Planning for succession is a priority for all family businesses. There are two aspects to that. One is the ownership issue which involves legal and taxation matters.
The other often overlooked issue is the management of the business, i.e. who will do what, when and how… how should the heritage be protected… and how should the legacy be carried on. This typically raises all sorts of questions around best fit, competence, skills, wishes and countless other important matters. Good sense should always ensure that best fit dominates over any sense of entitlement or birthright.
With the best will in the world, the intention was for Sinead to take over the running of the business in an orderly fashion over time. But sadly, Paddy passed away suddenly in September. Unfortunately, that didn’t allow time for the planned handover. Sinead is not only having to deal with the personal loss of her father, but she is also faced with the immediate task of taking over a very successful business.
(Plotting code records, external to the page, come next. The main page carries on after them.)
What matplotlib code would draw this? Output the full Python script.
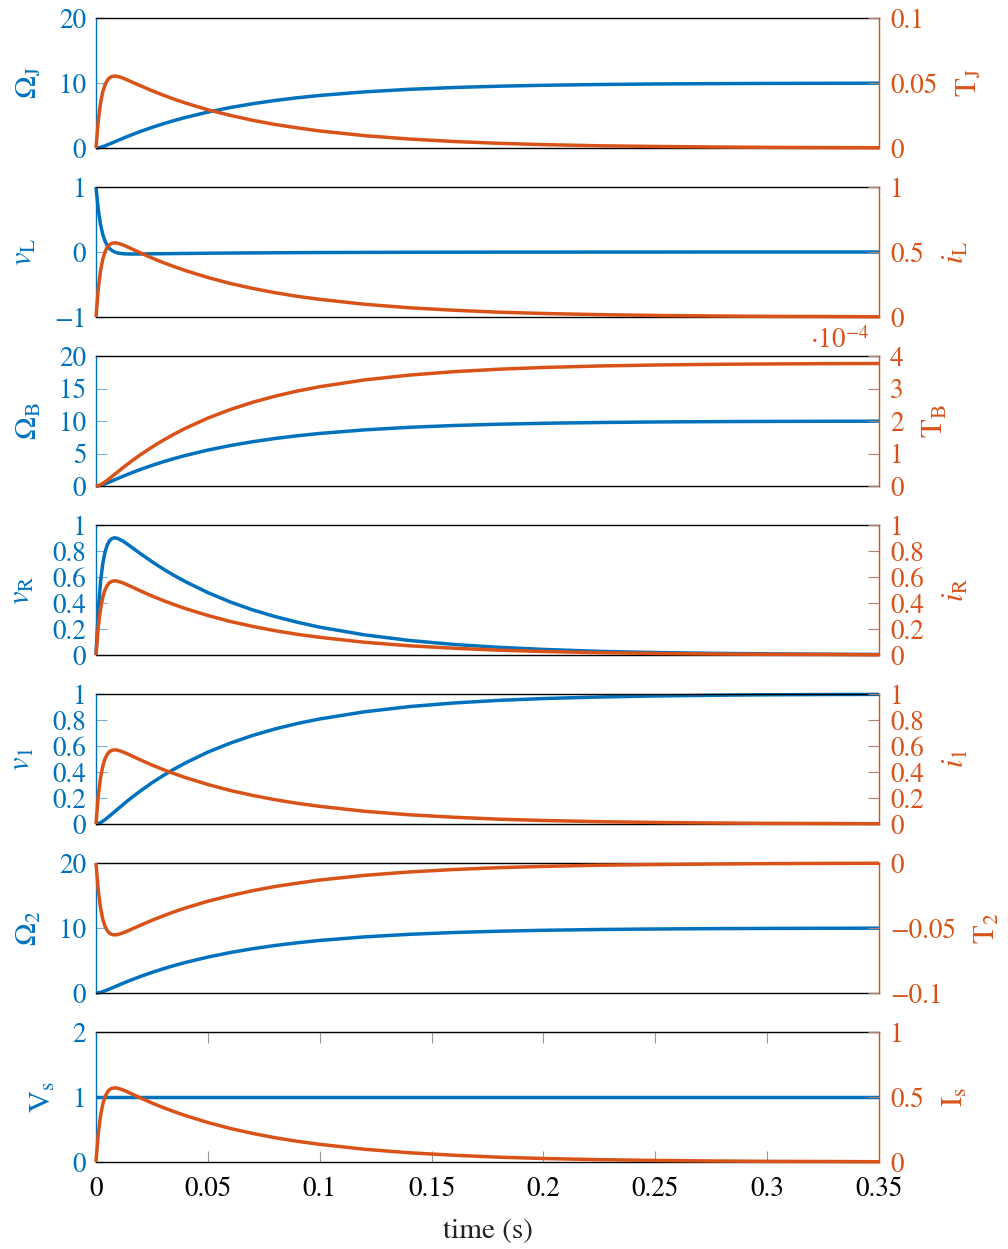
import matplotlib
matplotlib.use("Agg")
import matplotlib.pyplot as plt
from matplotlib.ticker import FixedLocator, FuncFormatter
from matplotlib.transforms import offset_copy

plt.rcParams["font.family"] = ["STIXGeneral", "DejaVu Serif"]
plt.rcParams["mathtext.fontset"] = "stix"

BLUE = "#0072BD"
ORANGE = "#D95319"

# ---------------------------------------------------------------- data
time = [0.000, 0.001, 0.002, 0.003, 0.004, 0.005, 0.006, 0.007, 0.008, 0.009,
        0.010, 0.012, 0.014, 0.016, 0.018, 0.020, 0.025, 0.030, 0.035, 0.040,
        0.050, 0.060, 0.070, 0.080, 0.090, 0.100, 0.120, 0.140, 0.160, 0.180,
        0.200, 0.225, 0.250, 0.275, 0.300, 0.325, 0.350]

# shaft speed (rad/s), same on J, B and 2
omega = [0.000, 0.030, 0.105, 0.209, 0.332, 0.466, 0.608, 0.753, 0.900, 1.048,
         1.194, 1.483, 1.765, 2.039, 2.303, 2.560, 3.165, 3.720, 4.231, 4.700,
         5.526, 6.223, 6.812, 7.309, 7.729, 8.083, 8.634, 9.027, 9.307, 9.506,
         9.648, 9.769, 9.850, 9.901, 9.935, 9.957, 9.972]

# loop current (A), same through L, R, 1 and the source
current = [0.000, 0.214, 0.353, 0.443, 0.500, 0.535, 0.556, 0.566, 0.570, 0.570,
           0.566, 0.555, 0.540, 0.524, 0.508, 0.492, 0.454, 0.419, 0.387, 0.357,
           0.304, 0.258, 0.220, 0.187, 0.159, 0.136, 0.098, 0.071, 0.052, 0.037,
           0.027, 0.018, 0.012, 0.008, 0.005, 0.004, 0.002]

torque_J = [0.0000, 0.0207, 0.0342, 0.0430, 0.0485, 0.0519, 0.0539, 0.0549, 0.0553, 0.0552,
            0.0549, 0.0538, 0.0524, 0.0508, 0.0493, 0.0478, 0.0441, 0.0407, 0.0375, 0.0346,
            0.0294, 0.0251, 0.0213, 0.0181, 0.0155, 0.0131, 0.0095, 0.0069, 0.0050, 0.0036,
            0.0026, 0.0017, 0.0012, 0.0008, 0.0005, 0.0003, 0.0002]

torque_2 = [0.0000, -0.0207, -0.0342, -0.0430, -0.0485, -0.0519, -0.0539, -0.0549, -0.0553, -0.0552,
            -0.0549, -0.0538, -0.0524, -0.0508, -0.0493, -0.0478, -0.0441, -0.0407, -0.0375, -0.0346,
            -0.0294, -0.0251, -0.0213, -0.0181, -0.0155, -0.0131, -0.0095, -0.0069, -0.0050, -0.0036,
            -0.0026, -0.0017, -0.0012, -0.0008, -0.0005, -0.0003, -0.0002]

# damper torque in units of 1e-4 N m
torque_B_e4 = [0.000, 0.011, 0.040, 0.079, 0.126, 0.176, 0.230, 0.285, 0.340, 0.396,
               0.451, 0.561, 0.667, 0.771, 0.871, 0.968, 1.196, 1.406, 1.599, 1.777,
               2.089, 2.352, 2.575, 2.763, 2.922, 3.055, 3.264, 3.412, 3.518, 3.593,
               3.647, 3.693, 3.723, 3.743, 3.755, 3.764, 3.769]

v_L = [1.000, 0.657, 0.427, 0.274, 0.171, 0.102, 0.056, 0.026, 0.006, -0.008,
       -0.017, -0.026, -0.030, -0.031, -0.031, -0.030, -0.028, -0.026, -0.024, -0.022,
       -0.019, -0.016, -0.014, -0.012, -0.010, -0.008, -0.006, -0.004, -0.003, -0.002,
       -0.002, -0.001, -0.001, 0.000, 0.000, 0.000, 0.000]

v_R = [0.000, 0.337, 0.558, 0.700, 0.790, 0.845, 0.878, 0.894, 0.901, 0.900,
       0.894, 0.877, 0.853, 0.828, 0.803, 0.778, 0.718, 0.662, 0.611, 0.564,
       0.480, 0.408, 0.347, 0.296, 0.252, 0.214, 0.155, 0.112, 0.081, 0.059,
       0.043, 0.028, 0.019, 0.013, 0.009, 0.006, 0.004]

v_1 = [0.000, 0.003, 0.011, 0.021, 0.033, 0.047, 0.061, 0.075, 0.090, 0.105,
       0.119, 0.148, 0.177, 0.204, 0.230, 0.256, 0.317, 0.372, 0.423, 0.470,
       0.553, 0.622, 0.681, 0.731, 0.773, 0.808, 0.863, 0.903, 0.931, 0.951,
       0.965, 0.977, 0.985, 0.990, 0.994, 0.996, 0.997]

vs_time = [0.0, 0.35]
V_s = [1.0, 1.0]

# panel definitions: (left label, left x, left y, left ylim, left ticks,
#                     right label, right x, right y, right ylim, right ticks)
panels = [
    (r"$\Omega_{\mathrm{J}}$", time, omega, (0, 20), [0, 10, 20],
     r"$\mathrm{T}_{\mathrm{J}}$", time, torque_J, (0, 0.1), [0, 0.05, 0.1]),
    (r"$v_{\mathrm{L}}$", time, v_L, (-1, 1), [-1, 0, 1],
     r"$i_{\mathrm{L}}$", time, current, (0, 1), [0, 0.5, 1]),
    (r"$\Omega_{\mathrm{B}}$", time, omega, (0, 20), [0, 5, 10, 15, 20],
     r"$\mathrm{T}_{\mathrm{B}}$", time, torque_B_e4, (0, 4), [0, 1, 2, 3, 4]),
    (r"$v_{\mathrm{R}}$", time, v_R, (0, 1), [0, 0.2, 0.4, 0.6, 0.8, 1],
     r"$i_{\mathrm{R}}$", time, current, (0, 1), [0, 0.2, 0.4, 0.6, 0.8, 1]),
    (r"$v_{1}$", time, v_1, (0, 1), [0, 0.2, 0.4, 0.6, 0.8, 1],
     r"$i_{1}$", time, current, (0, 1), [0, 0.2, 0.4, 0.6, 0.8, 1]),
    (r"$\Omega_{2}$", time, omega, (0, 20), [0, 10, 20],
     r"$\mathrm{T}_{2}$", time, torque_2, (-0.1, 0), [-0.1, -0.05, 0]),
    (r"$\mathrm{V}_{\mathrm{s}}$", vs_time, V_s, (0, 2), [0, 1, 2],
     r"$\mathrm{I}_{\mathrm{s}}$", time, current, (0, 1), [0, 0.5, 1]),
]

x_ticks = [0, 0.05, 0.1, 0.15, 0.2, 0.25, 0.3, 0.35]

# ---------------------------------------------------------------- figure
W, H = 1008, 1249
fig = plt.figure(figsize=(W / 100, H / 100), dpi=100)

FS = 19.5
LFS = 22
LW = 2.5
fmt = FuncFormatter(lambda v, p: f"{v:g}".replace("-", "\u2212"))

ax_left, ax_width = 96 / W, 783 / W
ax_h = 130 / H

for k, (lab1, x1, y1, lim1, tk1, lab2, x2, y2, lim2, tk2) in enumerate(panels):
    bottom = (H - 148 - 169 * k) / H
    ax = fig.add_axes([ax_left, bottom, ax_width, ax_h])
    ax2 = ax.twinx()

    ax.plot(x1, y1, color=BLUE, lw=LW, clip_on=False, solid_capstyle="butt")
    ax2.plot(x2, y2, color=ORANGE, lw=LW, clip_on=False, solid_capstyle="butt")

    ax.set_xlim(0, 0.35)
    ax.set_ylim(*lim1)
    ax2.set_ylim(*lim2)

    ax.yaxis.set_major_locator(FixedLocator(tk1))
    ax2.yaxis.set_major_locator(FixedLocator(tk2))
    ax.yaxis.set_major_formatter(fmt)
    ax2.yaxis.set_major_formatter(fmt)

    # spines
    for s in ("top", "bottom"):
        ax.spines[s].set_color("black")
        ax.spines[s].set_linewidth(1.0)
        ax2.spines[s].set_visible(False)
    ax.spines["right"].set_visible(False)
    ax.spines["left"].set_color(BLUE)
    ax.spines["left"].set_linewidth(1.0)
    ax2.spines["left"].set_visible(False)
    ax2.spines["right"].set_color(ORANGE)
    ax2.spines["right"].set_linewidth(1.0)

    ax.tick_params(axis="y", direction="in", length=8, width=0.8,
                   color="#7fb2d9", labelcolor=BLUE, labelsize=FS, pad=7)
    ax2.tick_params(axis="y", direction="in", length=8, width=0.8,
                    color="#b08070", labelcolor=ORANGE, labelsize=FS, pad=8)

    ax.set_ylabel(lab1, color=BLUE, fontsize=LFS, labelpad=11)
    ax2.set_ylabel(lab2, color=ORANGE, fontsize=LFS, labelpad=13)

    if k == len(panels) - 1:
        ax.xaxis.set_major_locator(FixedLocator(x_ticks))
        ax.xaxis.set_major_formatter(fmt)
        ax.tick_params(axis="x", direction="in", length=8, width=0.8,
                       color="#999999", top=True, bottom=True,
                       labelsize=FS, labelcolor="black", pad=11)
        ax.set_xlabel("time (s)", fontsize=LFS - 1, color="#222222", labelpad=12)
    else:
        ax.tick_params(axis="x", bottom=False, top=False, labelbottom=False)

    if lab2 == r"$\mathrm{T}_{\mathrm{B}}$":
        tr = offset_copy(ax2.transAxes, fig=fig, x=-10, y=2, units="dots")
        ax2.text(1.0, 1.0, r"$\cdot10^{-4}$", transform=tr, ha="right",
                 va="bottom", color=ORANGE, fontsize=FS)

fig.savefig("out.png", dpi=100)
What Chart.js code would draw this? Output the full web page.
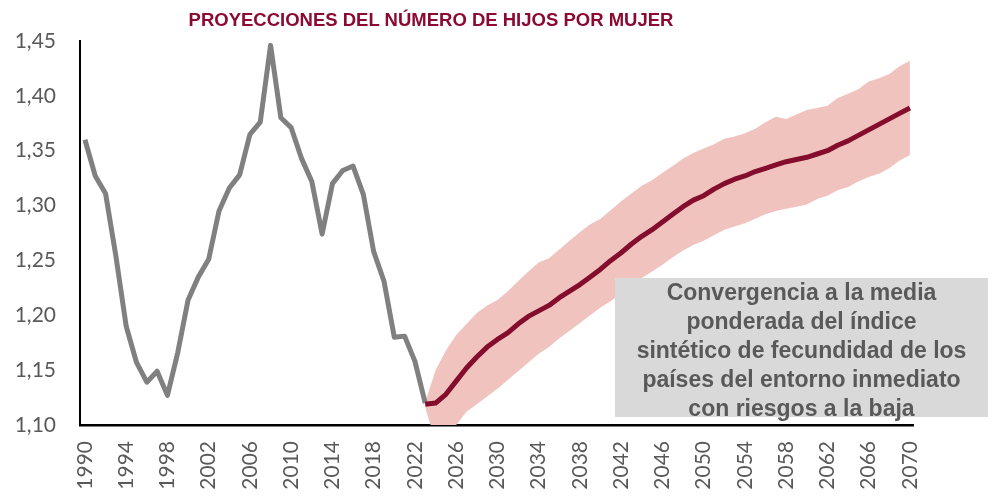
<!DOCTYPE html>
<html>
<head>
<meta charset="utf-8">
<script src="https://cdn.jsdelivr.net/npm/chart.js@4"></script>
<style>
    body { margin: 0; background: #fff; }
    .wrap { position: relative; width: 993px; height: 496px; }
    .chart-title {
        position: absolute; left: 0; top: 11px; width: 862px;
        text-align: center; font: bold 18.5px "Liberation Sans", Arial, sans-serif;
        line-height: 1; color: #8c0a32;
    }
    .note {
        position: absolute; left: 615px; top: 278px; width: 373px; height: 139px;
        background: #d9d9d9; color: #595959; text-align: center;
        font: bold 23px "Liberation Sans", Arial, sans-serif; line-height: 29px;
    }
</style>
</head>
<body>
<div class="wrap">
    <canvas id="fertilityChart" width="993" height="496"></canvas>
    <div class="chart-title">PROYECCIONES DEL NÚMERO DE HIJOS POR MUJER</div>
    <div class="note">Convergencia a la media<br>ponderada del índice<br>sintético de fecundidad de los<br>países del entorno inmediato<br>con riesgos a la baja</div>
</div>
<script>
// Historical series 1990-2023
const histStart = 1990;
const histValues = [1.360, 1.327, 1.311, 1.254, 1.190, 1.157, 1.139, 1.149, 1.127, 1.166,
    1.214, 1.235, 1.251, 1.295, 1.316, 1.328, 1.365, 1.376, 1.446, 1.380,
    1.371, 1.343, 1.322, 1.274, 1.320, 1.332, 1.336, 1.310, 1.258, 1.231,
    1.180, 1.181, 1.158, 1.120];

// Projection 2023-2070 (central, upper and lower bounds)
const projStart = 2023;
const projCentral = [1.119, 1.120, 1.128, 1.140, 1.152, 1.162, 1.171, 1.178, 1.184, 1.192,
    1.199, 1.204, 1.209, 1.216, 1.222, 1.228, 1.235, 1.242, 1.250, 1.257,
    1.265, 1.272, 1.278, 1.285, 1.292, 1.299, 1.305, 1.309, 1.315, 1.320,
    1.324, 1.327, 1.331, 1.334, 1.337, 1.340, 1.342, 1.344, 1.347, 1.350,
    1.355, 1.359, 1.364, 1.369, 1.374, 1.379, 1.384, 1.389];
const projUpper = [1.121, 1.150, 1.168, 1.182, 1.192, 1.202, 1.209, 1.214, 1.222, 1.231,
    1.240, 1.248, 1.252, 1.260, 1.268, 1.276, 1.283, 1.288, 1.296, 1.304,
    1.311, 1.318, 1.323, 1.330, 1.336, 1.343, 1.348, 1.352, 1.356, 1.361,
    1.363, 1.366, 1.370, 1.376, 1.381, 1.379, 1.383, 1.387, 1.389, 1.391,
    1.398, 1.402, 1.406, 1.413, 1.416, 1.420, 1.427, 1.432];
const projLower = [1.116, 1.085, 1.092, 1.100, 1.112, 1.119, 1.126, 1.133, 1.141, 1.149,
    1.157, 1.165, 1.171, 1.179, 1.186, 1.193, 1.200, 1.207, 1.213, 1.220,
    1.228, 1.234, 1.240, 1.246, 1.253, 1.259, 1.264, 1.268, 1.273, 1.278,
    1.281, 1.284, 1.288, 1.292, 1.295, 1.297, 1.299, 1.301, 1.306, 1.309,
    1.314, 1.317, 1.322, 1.326, 1.329, 1.334, 1.341, 1.346];

// Axis tick labels
const xTickYears = [1990, 1994, 1998, 2002, 2006, 2010, 2014, 2018, 2022, 2026, 2030,
    2034, 2038, 2042, 2046, 2050, 2054, 2058, 2062, 2066, 2070];
const yTicks = [1.10, 1.15, 1.20, 1.25, 1.30, 1.35, 1.40, 1.45];

function toPoints(start, values) {
    return values.map((v, i) => ({ x: start + i, y: v }));
}

const tickFont = { family: 'Lato, "Open Sans", sans-serif', size: 21 };

new Chart(document.getElementById('fertilityChart'), {
    type: 'line',
    data: {
        datasets: [
            {
                label: 'Proyección',
                data: toPoints(projStart, projCentral),
                borderColor: '#840c2c',
                borderWidth: 5,
                pointRadius: 0,
                tension: 0,
                borderJoinStyle: 'round',
                fill: false
            },
            {
                label: 'Histórico',
                data: toPoints(histStart, histValues),
                borderColor: '#808080',
                borderWidth: 5,
                pointRadius: 0,
                tension: 0,
                borderJoinStyle: 'round',
                fill: false
            },
            {
                label: 'Superior',
                data: toPoints(projStart, projUpper),
                borderWidth: 0,
                borderColor: 'rgba(0,0,0,0)',
                backgroundColor: '#f0c3be',
                pointRadius: 0,
                tension: 0,
                fill: '+1'
            },
            {
                label: 'Inferior',
                data: toPoints(projStart, projLower),
                borderWidth: 0,
                borderColor: 'rgba(0,0,0,0)',
                pointRadius: 0,
                tension: 0,
                fill: false
            }
        ]
    },
    options: {
        responsive: false,
        animation: false,
        layout: { padding: { left: 0, right: 80, top: 41, bottom: 0 } },
        plugins: {
            legend: { display: false },
            tooltip: { enabled: false }
        },
        scales: {
            x: {
                type: 'linear',
                min: 1989.52,
                max: 2070.3,
                grid: { display: false, drawTicks: false },
                border: { display: true, color: '#000', width: 2.5 },
                afterBuildTicks: function (axis) {
                    axis.ticks = xTickYears.map(v => ({ value: v }));
                },
                afterFit: function (axis) { axis.height = 71; },
                ticks: {
                    autoSkip: false,
                    minRotation: 90,
                    maxRotation: 90,
                    padding: 16,
                    color: '#595959',
                    font: tickFont,
                    callback: function (value) { return String(value); }
                }
            },
            y: {
                min: 1.10,
                max: 1.45,
                grid: { display: false, drawTicks: false },
                border: { display: true, color: '#000', width: 2 },
                afterBuildTicks: function (axis) {
                    axis.ticks = yTicks.map(v => ({ value: v }));
                },
                afterFit: function (axis) { axis.width = 80; },
                ticks: {
                    padding: 24,
                    color: '#595959',
                    font: tickFont,
                    callback: function (value) { return value.toFixed(2).replace('.', ','); }
                }
            }
        }
    }
});
</script>
</body>
</html>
In cases like this, the immediate priorities are to ensure that the business continues to trade effectively, until such time as the initial grieving has eased. Most companies will have a great team to step up to the mark, as the Eirebus team did. For the past 12 weeks, it has been business as usual.
As the business continues to operate under the guidance of Sinead and Jeff, there are some major things to be done. The following is not necessarily a sequential list as every company is different. But they are certainly early priorities.
Quickly get a handle on money matters. Make sure you understand a number of things about the finances. You don’t have to be an accountant to understand where the money is coming from and where it is going. Seek advice either from your accountant or banker. Make sure you know and understand the key drivers which you will extract from monthly profit and loss accounts… cash-flows… and the balance sheet.
Get to know every person on your team, starting at the management level. Start with general meetings to reassure everyone of your intentions. Follow up then with one-to-one meetings to get to know each person better and listen to their concerns.
Establish who does what and when. Don’t rush to make changes (if you make any at all) as it’s probably best to maintain the status quo for the time being.
Using the 80:20 rule, establish who your key customers are. 80% of your sales will most likely come from approximately 20% of your customers. Make contact with the most important ones (whether that is by size or level of influence) to reassure them and listen to their concerns. Move quickly to illustrate that you are on top of things. Be seen to make your mark by taking corrective actions on any problem areas.
Products and Services
As with customers, use the 80:20 rule to better undertand your most and least profitable products and services. Take time to understand why they are so and what tactics had been employed in the past. There may be good reasons for the mix as it is so don’t make snap decisions.
After 100 days…
All of this will take time, especially as you yourself go through your own personal journey. When you feel that you are ready, consider bringing an external mentor on board for a period of time. This temporary role is to guide you through a facilitated and structured planning process – with you and the top team. This will give you an opportunity to take time out in an objective way to craft a strategy and an action plan for the next couple of years.
Working with family companies of all sizes, I know that succession is challenging, whether it is carefully planned or imposed through life events. This particular situation is exceptional due to the suddennes of it.
The steps might well be different in other situations. I’ll discuss them over time. Nevertheless, new leaders inevitably bring change and new ideas. With empathy and good communications, everyone in time will accept that.